By NAN Staff Writer
News Americas, WASHINGTON, D.C., Thurs. Sept 23, 2021: President Joe Biden’s immigration czar and vice president, Caribbean American Kamala Harris, on Wednesday finally expressed “grave concerns” over the treatment of Haitian migrants at the US’ Southern border – three days after a whipping photo emerged from the border of a White border patrol agent using his reins as a whip on black Haitian migrants.
Her comments days later come as U.S. politicians from both parties have criticized the Biden administration’s handling of the migration situation at the border of the United States and Mexico.
Democrats have expressed anger over an incident over the weekend in which mounted U.S. border agents used reins like whips to intimidate migrants trying to cross the river.

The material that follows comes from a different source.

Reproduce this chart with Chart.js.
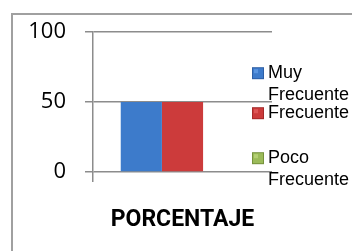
<!DOCTYPE html>
<html>
<head>
<meta charset="utf-8">
<style>
html,body{margin:0;padding:0;background:#fff;}
#wrap{width:352px;height:251px;position:relative;}
</style>
<script src="https://cdn.jsdelivr.net/npm/chart.js@4/dist/chart.umd.min.js"></script>
</head>
<body>
<div id="wrap"><canvas id="c" width="352" height="251"></canvas></div>
<script>
const categories = ['PORCENTAJE'];
const seriesNames = ['Muy Frecuente', 'Frecuente', 'Poco Frecuente'];
const muyFrecuente = [50];
const frecuente = [50];
const pocoFrecuente = [0];
const yTicks = [0, 50, 100];

const baseColors = ['#3d7bcb', '#cc3b3b', '#9bbb59'];
const edgeColors = ['#2d5fa5', '#a42a2a', '#76923c'];
const lightColors = ['#5a95e0', '#de5656', '#b5d074'];

function barFill(i) {
  return function(ctx) {
    const chart = ctx.chart;
    const el = ctx.element;
    if (!el || !chart.chartArea) return baseColors[i];
    const props = el.getProps(['x', 'width'], true);
    const x0 = props.x - props.width / 2, x1 = props.x + props.width / 2;
    if (!isFinite(x0) || !isFinite(x1) || x1 <= x0) return baseColors[i];
    const g = chart.ctx.createLinearGradient(x0, 0, x1, 0);
    g.addColorStop(0, edgeColors[i]);
    g.addColorStop(0.12, lightColors[i]);
    g.addColorStop(0.5, baseColors[i]);
    g.addColorStop(0.88, baseColors[i]);
    g.addColorStop(1, edgeColors[i]);
    return g;
  };
}

const frame = {
  id: 'frame',
  beforeDraw(chart) {
    const c = chart.ctx;
    c.save();
    c.fillStyle = '#fff';
    c.fillRect(0, 0, chart.width, chart.height);
    c.strokeStyle = '#a0a0a0';
    c.lineWidth = 2;
    c.strokeRect(12, 14, 400, 300);
    c.restore();
  }
};

const customLegend = {
  id: 'customLegend',
  afterDraw(chart) {
    const c = chart.ctx;
    const top = chart.chartArea.top;
    const offsets = [41, 81, 126];
    c.save();
    c.font = '18px "Liberation Sans", Arial, sans-serif';
    c.textBaseline = 'middle';
    c.textAlign = 'left';
    chart.data.datasets.forEach((ds, i) => {
      const lines = ds.label.split(' ');
      const y = top + offsets[i];
      c.fillStyle = edgeColors[i];
      c.fillRect(252, y - 6, 12, 12);
      c.fillStyle = baseColors[i];
      c.fillRect(253, y - 5, 10, 10);
      c.fillStyle = lightColors[i];
      c.fillRect(254, y - 4, 4, 4);
      c.fillStyle = '#000';
      lines.forEach((ln, k) => {
        c.fillText(ln, 268, y + k * 22);
      });
    });
    c.restore();
  }
};

new Chart(document.getElementById('c'), {
  type: 'bar',
  data: {
    labels: categories,
    datasets: [
      { label: seriesNames[0], data: muyFrecuente, backgroundColor: barFill(0) },
      { label: seriesNames[1], data: frecuente, backgroundColor: barFill(1) },
      { label: seriesNames[2], data: pocoFrecuente, backgroundColor: barFill(2) }
    ]
  },
  options: {
    responsive: false,
    animation: false,
    devicePixelRatio: 1,
    layout: { padding: { top: 20, right: 80, left: 0, bottom: 0 } },
    datasets: { bar: { categoryPercentage: 0.69, barPercentage: 1.0, borderWidth: 0 } },
    plugins: { legend: { display: false }, tooltip: { enabled: false } },
    scales: {
      y: {
        min: 0, max: 100,
        afterBuildTicks(scale) { scale.ticks = yTicks.map(v => ({ value: v })); },
        afterFit(scale) { scale.width = 93; },
        border: { display: true, color: '#8c8c8c', width: 1.5 },
        grid: { color: '#8c8c8c', lineWidth: 1.5, tickLength: 8, drawTicks: true },
        ticks: {
          color: '#000',
          padding: 19,
          font: { family: '"Open Sans", sans-serif', size: 22 }
        }
      },
      x: {
        offset: true,
        afterFit(scale) { scale.height = 79; },
        border: { display: false },
        grid: {
          offset: true,
          color: ctx => ctx.index === 0 ? '#8c8c8c' : 'rgba(0,0,0,0)',
          lineWidth: 1.5,
          tickLength: 10,
          drawOnChartArea: false
        },
        ticks: {
          color: '#000',
          padding: 24,
          font: { family: 'Roboto, "Open Sans", sans-serif', size: 23, weight: 'bold' }
        }
      }
    }
  },
  plugins: [frame, customLegend]
});
</script>
</body>
</html>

On Wednesday, VP Harris reportedly “raised her grave concerns” about the incident in a call with Mayorkas and stressed the need for all border agents “to treat people with dignity, humanely and consistent with our laws and our values.” She said Mayorkas shared her concerns.
DHS Secretary Alejandro Mayorkas said the agents involved had been pulled from front-line duties.
The White House has criticized the use of horse reins to threaten Haitian migrants after images circulated of a U.S. border guard on horseback charging at migrants near a riverside camp in Texas.
“Secretary Mayorkas shared the Vice President’s concern and noted that he looks forward to updating her on the investigation by the Office of Professional Responsibility once it concludes,” Harris’s chief spokesperson Symone Sanders said.
Both Biden and Harris has actively pursued the Haitian vote in Florida to win in 2019.
Republicans for their part have continued their mantra that the Biden administration has encouraged illegal immigration by relaxing some of the hardline policies put in place by his predecessor, former President Donald Trump.
The US says over 500 Haitians have been deported back to Haiti while Wade McMullen, an attorney with the Robert F. Kennedy Human Rights organization, said several hundred people, mostly pregnant women and parents with children, have been released in Del Rio, Texas, straining resources at a local volunteer-run welcome center.
“People are sleeping at the bus station outside or outside of the airport waiting for their bus or their plane,” to join family or other sponsors in the United States, he told Reuters.
US officials have been trying to clear the encampment under the international bridge in Del Rio, which reached as many as 14,000 people at its peak. Authorities have moved thousands away for immigration processing and deported 500.
This as border arrests have reached 20-year highs this year.